Stated task ▸
Extract, exactly, the lines from the line containing "Write a Python" to the line containing "labels = ['Bone", with both lines included and any pictures left out.

Material ▸
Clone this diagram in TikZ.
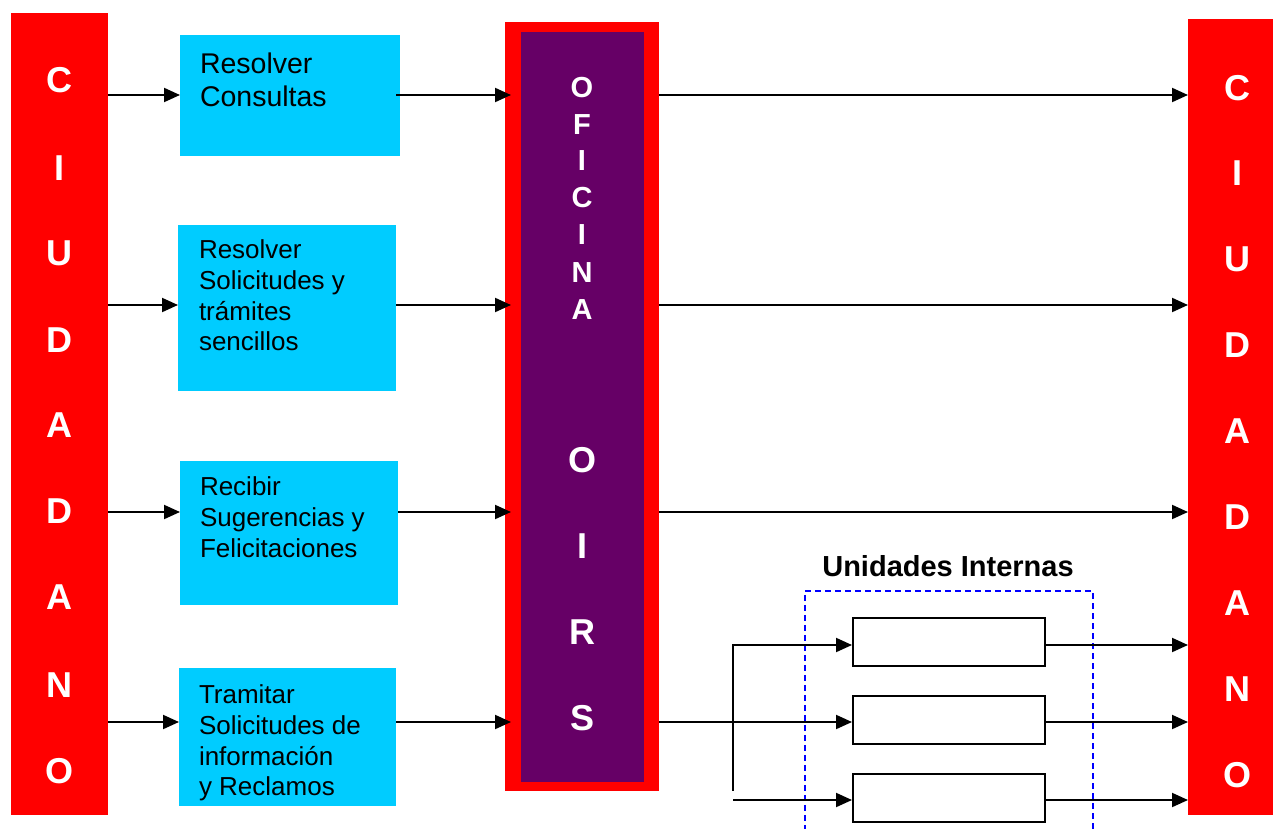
\documentclass[tikz,border=0pt]{standalone}
\usepackage{fontspec}
\setmainfont{Liberation Sans}
\usetikzlibrary{arrows.meta}
\definecolor{rojo}{HTML}{FF0000}
\definecolor{celeste}{HTML}{00CCFF}
\definecolor{morado}{HTML}{660066}
\definecolor{azul}{HTML}{0000FF}
\begin{document}
\begin{tikzpicture}[x=1pt,y=-1pt,
  redbar/.style={fill=rojo, draw=none, inner sep=0, outer sep=0, anchor=north west, minimum width=97pt},
  bluebox/.style={fill=celeste, draw=none, inner sep=0, outer sep=0, anchor=north west},
  boxtext/.style={inner sep=0, outer sep=0, anchor=north west, align=left, font=\fontsize{26}{30.7}\selectfont},
  bigletter/.style={text=white, inner sep=0, font=\fontsize{36}{36}\selectfont\bfseries},
  smallletter/.style={text=white, inner sep=0, font=\fontsize{29}{29}\selectfont\bfseries},
  unitbox/.style={fill=white, draw=black, line width=1.6pt, inner sep=0, anchor=north west, minimum width=192pt, minimum height=48pt},
  arr/.style={line width=2pt, -{Triangle[length=16pt,width=14pt]}},
  plain/.style={line width=2pt}
]
\useasboundingbox (0,0) rectangle (1273,829);
\clip (0,0) rectangle (1273,829);

% citizen bars
\node[redbar, minimum height=802pt] (ciuL) at (11,13) {};
\node[redbar, minimum height=796pt] (ciuR) at (1188,19) {};
\foreach \l/\y [count=\i] in {C/80,I/168,U/253,D/340,A/425,D/511,A/597,N/685,O/771}
  \node[bigletter] (cl\i) at (59.5,\y) {\l};
\foreach \l/\y [count=\i] in {C/88,I/173,U/259,D/345,A/431,D/517,A/603,N/689,O/775}
  \node[bigletter] (cr\i) at (1237,\y) {\l};

% OIRS
\node[fill=rojo, inner sep=0, outer sep=0, anchor=north west, minimum width=154pt, minimum height=769pt] (oirs) at (505,22) {};
\node[fill=morado, inner sep=0, outer sep=0, anchor=north west, minimum width=123pt, minimum height=750pt] (oirsin) at (521,32) {};
\foreach \l/\y [count=\i] in {O/88,F/125,I/161,C/198,I/235,N/273,A/310}
  \node[smallletter] (ol\i) at (582,\y) {\l};
\foreach \l/\y [count=\i] in {O/460,I/546,R/632,S/718}
  \node[bigletter] (os\i) at (582,\y) {\l};

% blue boxes
\node[bluebox, minimum width=220pt, minimum height=121pt] (b1) at (180,35) {};
\node[bluebox, minimum width=218pt, minimum height=166pt] (b2) at (178,225) {};
\node[bluebox, minimum width=218pt, minimum height=144pt] (b3) at (180,461) {};
\node[bluebox, minimum width=217pt, minimum height=138pt] (b4) at (179,668) {};
\node[boxtext, font=\fontsize{28.5}{33}\selectfont] (t1) at (200,53) {Resolver\\Consultas};
\node[boxtext] (t2) at (199,240) {Resolver\\Solicitudes y\\trámites\\sencillos};
\node[boxtext] (t3) at (200,477) {Recibir\\Sugerencias y\\Felicitaciones};
\node[boxtext] (t4) at (199,685) {Tramitar\\Solicitudes de\\información\\y Reclamos};

% internal units
\node[draw=azul, dashed, dash pattern=on 6pt off 4pt, line width=1.5pt, inner sep=0, anchor=north west, minimum width=288pt, minimum height=260pt] (ui) at (804,590) {};
\node[font=\fontsize{29}{29}\selectfont\bfseries, inner sep=0] (uilabel) at (948,566) {Unidades Internas};
\node[unitbox] (u1) at (852,617) {};
\node[unitbox] (u2) at (852,695) {};
\node[unitbox] (u3) at (852,773) {};

% row coordinates
\coordinate (r1) at (0,95);
\coordinate (r2) at (0,305);
\coordinate (r3) at (0,512);
\coordinate (r4) at (0,722);
\coordinate (split) at (733,645);
\coordinate (splitend) at (733,791);
\coordinate (low) at (733,800);

% connectors
\draw[arr] (ciuL.east |- r1) -- (b1.west |- r1);
\draw[arr] (ciuL.east |- r2) -- (b2.west |- r2);
\draw[arr] (ciuL.east |- r3) -- (b3.west |- r3);
\draw[arr] (ciuL.east |- r4) -- (b4.west |- r4);

\draw[arr] ([xshift=-4pt]b1.east |- r1) -- ([xshift=6pt]oirs.west |- r1);
\draw[arr] (b2.east |- r2) -- ([xshift=6pt]oirs.west |- r2);
\draw[arr] (b3.east |- r3) -- ([xshift=6pt]oirs.west |- r3);
\draw[arr] (b4.east |- r4) -- ([xshift=6pt]oirs.west |- r4);

\draw[arr] (oirs.east |- r1) -- (ciuR.west |- r1);
\draw[arr] (oirs.east |- r2) -- (ciuR.west |- r2);
\draw[arr] (oirs.east |- r3) -- (ciuR.west |- r3);

\draw[arr] (oirs.east |- r4) -- (u2.west |- r4);
\draw[plain] (split) -- (splitend);
\draw[arr] ([xshift=-1pt]split) -- (u1.west |- split);
\draw[arr] (low) -- (u3.west |- low);

\draw[arr] (u1.east |- split) -- (ciuR.west |- split);
\draw[arr] (u2.east |- r4) -- (ciuR.west |- r4);
\draw[arr] (u3.east |- low) -- (ciuR.west |- low);
\end{tikzpicture}
\end{document}
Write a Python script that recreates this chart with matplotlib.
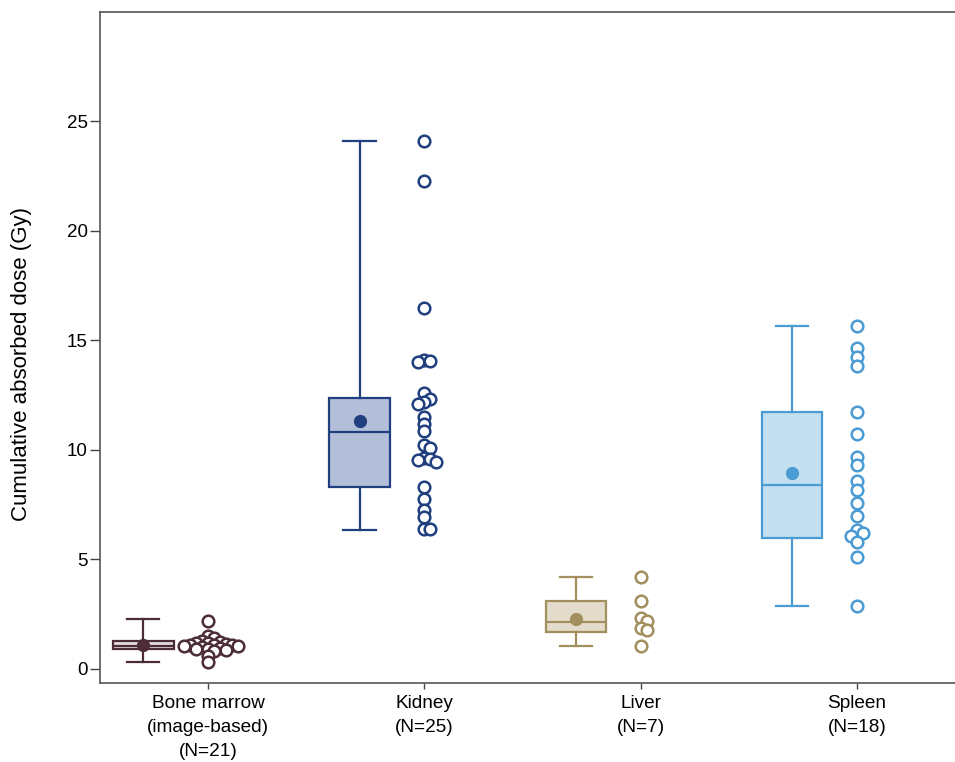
import matplotlib
matplotlib.use('Agg')
import matplotlib.pyplot as plt
import numpy as np

plt.rcParams['font.family'] = ['Liberation Sans', 'DejaVu Sans']

labels = ['Bone marrow\n(image-based)\n(N=21)', 'Kidney\n(N=25)', 'Liver\n(N=7)', 'Spleen\n(N=18)']

bone_marrow = [2.2, 1.5, 1.4, 1.3, 1.25, 1.2, 1.2, 1.15, 1.1, 1.1, 1.1,
               1.05, 1.05, 1.0, 0.95, 0.9, 0.9, 0.85, 0.8, 0.6, 0.3]
kidney = [24.1, 22.3, 16.5, 14.13, 14.05, 14.0, 12.58, 12.35, 12.2, 12.08, 11.5,
          11.2, 10.86, 10.22, 10.07, 9.62, 9.6, 9.53, 9.45, 8.32, 7.74, 7.28,
          6.95, 6.37, 6.37]
liver = [4.2, 3.1, 2.35, 2.2, 1.85, 1.8, 1.05]
spleen = [15.65, 14.66, 14.25, 13.82, 11.74, 10.75, 9.69, 9.31, 8.58, 8.17,
          7.59, 6.98, 6.34, 6.2, 6.08, 5.81, 5.12, 2.87]

# box summaries (q1, median, q3, whisker low, whisker high, mean)
q1 = [0.90, 8.30, 1.70, 5.99]
med = [1.05, 10.81, 2.14, 8.39]
q3 = [1.29, 12.36, 3.12, 11.74]
wlo = [0.32, 6.34, 1.05, 2.87]
whi = [2.26, 24.09, 4.20, 15.65]
means = [1.10, 11.31, 2.28, 8.97]

edge_colors = ['#4b2c37', '#1f3f7f', '#a38f5d', '#4a9bd3']
fill_colors = ['#e6dde1', '#b3bed9', '#e4dccb', '#c3dff0']
groups = [bone_marrow, kidney, liver, spleen]


def swarm_offsets(values, ax, center, diam=6.0, step=6.0):
    # loose beeswarm in pixel space (points may overlap), returns x in data units
    trans = ax.transData
    ys = np.array([trans.transform((center, v))[1] for v in values])
    x0 = trans.transform((center, 0))[0]
    order = np.argsort(-ys)
    placed = []
    offs = np.zeros(len(values))
    for i in order:
        k = 0
        while True:
            cands = [0.0] if k == 0 else [k * step, -k * step]
            done = False
            for c in cands:
                ok = all((c - px) ** 2 + (ys[i] - py) ** 2 >= diam ** 2 for px, py in placed)
                if ok:
                    offs[i] = c
                    placed.append((c, ys[i]))
                    done = True
                    break
            if done:
                break
            k += 1
    inv = trans.inverted()
    return np.array([inv.transform((x0 + o, 0))[0] for o in offs])


fig = plt.figure(figsize=(9.55, 7.62), dpi=100)
ax = fig.add_axes([100 / 955, 1 - 683 / 762, 855 / 955, (683 - 12) / 762])
ax.set_xlim(-0.5, 3.453)
ax.set_ylim(-0.64, 30)

for i in range(4):
    stats = [dict(med=med[i], q1=q1[i], q3=q3[i], whislo=wlo[i], whishi=whi[i],
                  mean=means[i], fliers=[])]
    c = edge_colors[i]
    ax.bxp(stats, positions=[i - 0.3], widths=0.28, capwidths=0.15,
           patch_artist=True, showmeans=True, manage_ticks=False,
           boxprops=dict(facecolor=fill_colors[i], edgecolor=c, linewidth=1.6),
           medianprops=dict(color=c, linewidth=1.6),
           whiskerprops=dict(color=c, linewidth=1.6),
           capprops=dict(color=c, linewidth=1.6),
           meanprops=dict(marker='o', markerfacecolor=c, markeredgecolor=c, markersize=8.5))

fig.canvas.draw()
for i, vals in enumerate(groups):
    xs = swarm_offsets(vals, ax, i)
    ax.scatter(xs, vals, s=70, facecolors='white', edgecolors=edge_colors[i],
               linewidths=1.8, zorder=3)

ax.set_xticks(range(4))
ax.set_xticklabels(labels, fontsize=13.7, linespacing=1.5)
ax.set_yticks([0, 5, 10, 15, 20, 25])
ax.tick_params(axis='y', labelsize=13.5, length=7, width=1, color='#444444', pad=2)
ax.tick_params(axis='x', length=4, width=1, color='#444444', pad=5)
ax.set_ylabel('Cumulative absorbed dose (Gy)', fontsize=16)
ax.yaxis.set_label_coords(-0.08, 0.475)

for s in ['left', 'top', 'bottom']:
    ax.spines[s].set_color('#555555')
    ax.spines[s].set_linewidth(1.2)
ax.spines['right'].set_visible(False)

plt.savefig('out.png', dpi=100)
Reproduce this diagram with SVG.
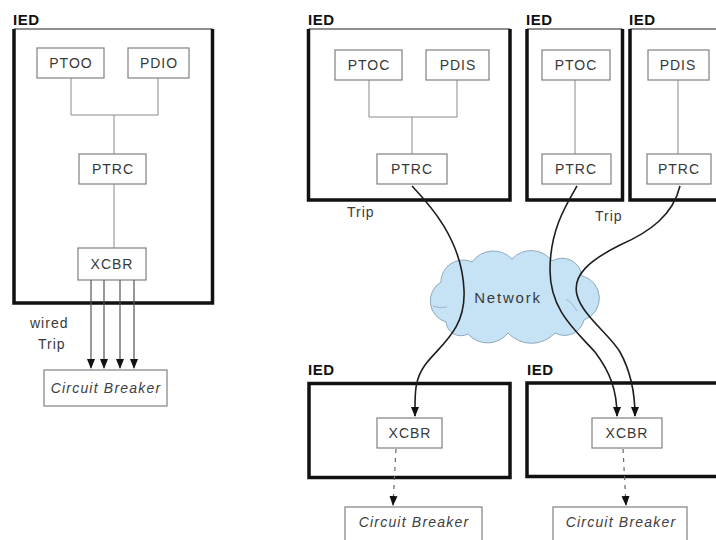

Answer for this exercise ▸
Write a Python script that recreates this chart with matplotlib.
import matplotlib
matplotlib.use('Agg')
import matplotlib.pyplot as plt
import numpy as np

plt.rcParams['font.family'] = ['Liberation Sans', 'DejaVu Sans']

labels = ['Bone marrow\n(image-based)\n(N=21)', 'Kidney\n(N=25)', 'Liver\n(N=7)', 'Spleen\n(N=18)']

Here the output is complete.